The emotions that become associated with an individual's personal strategies for living (the cognitive and behavioural plans used to manage everyday life) both shape and are shaped by multiple interconnected dimensions of personhood. Pleasant emotions such as joy, hope, gratitude, and contentment broaden attention, strengthen flexible thinking, and reinforce adaptive life strategies, whereas unpleasant emotions such as fear, anger, shame, and sadness narrow attention, promote defensive responding, and may maintain maladaptive patterns unless effectively regulated.
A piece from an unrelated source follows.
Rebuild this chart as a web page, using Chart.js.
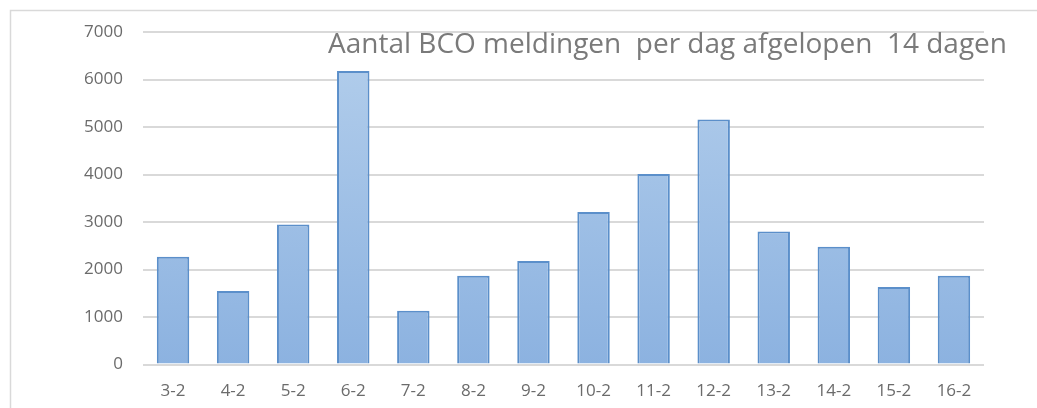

These emotional experiences interact continuously with core states, as described by Lisa Feldman Barrett (2017), whose theory of constructed emotion proposes that emotions emerge from ongoing fluctuations in core affect (valence and arousal) that are interpreted using prior experience and conceptual knowledge, thereby linking immediate bodily states to longer-term behavioural strategies. Emotional experiences are also influenced by spiritual factors, with Kenneth I. Pargament (1997) demonstrating that religious and spiritual beliefs provide frameworks for meaning-making, coping, and emotional regulation, enabling individuals to reinterpret stressful experiences in ways that foster resilience and well-being. Cognitive factors are central to emotional functioning, as Richard S. Lazarus (1991) showed through cognitive appraisal theory that emotions arise from individuals' evaluations of situations in relation to their well-being, while Aaron T. Beck (1976) demonstrated that enduring cognitive schemas influence both emotional responses and behavioural patterns, particularly in anxiety and depression. Emotions likewise interact with motivational factors, including aims, hopes, and goals, through the work of Carver S. Carver and Michael F. Scheier (1998), whose self-regulation model explains that emotions signal progress toward or away from valued goals, thereby motivating persistence, adjustment, or disengagement. Physiological factors are inseparable from emotional processes, with Antonio Damasio (1994) arguing through the somatic marker hypothesis that bodily states associated with previous emotional experiences guide decision-making and adaptive behaviour, while autonomic, endocrine, and neural responses continually influence subjective feeling states. Emotional experiences further shape behavioural factors through learning processes identified by B. F. Skinner (1953), who showed that behaviours followed by rewarding emotional consequences are more likely to be repeated, whereas those associated with aversive outcomes tend to diminish. Finally, emotions are profoundly embedded within contextual factors, with Urie Bronfenbrenner (1979) demonstrating through ecological systems theory that family, culture, community, institutions, and historical contexts influence emotional development and the effectiveness of personal strategies for living across the lifespan.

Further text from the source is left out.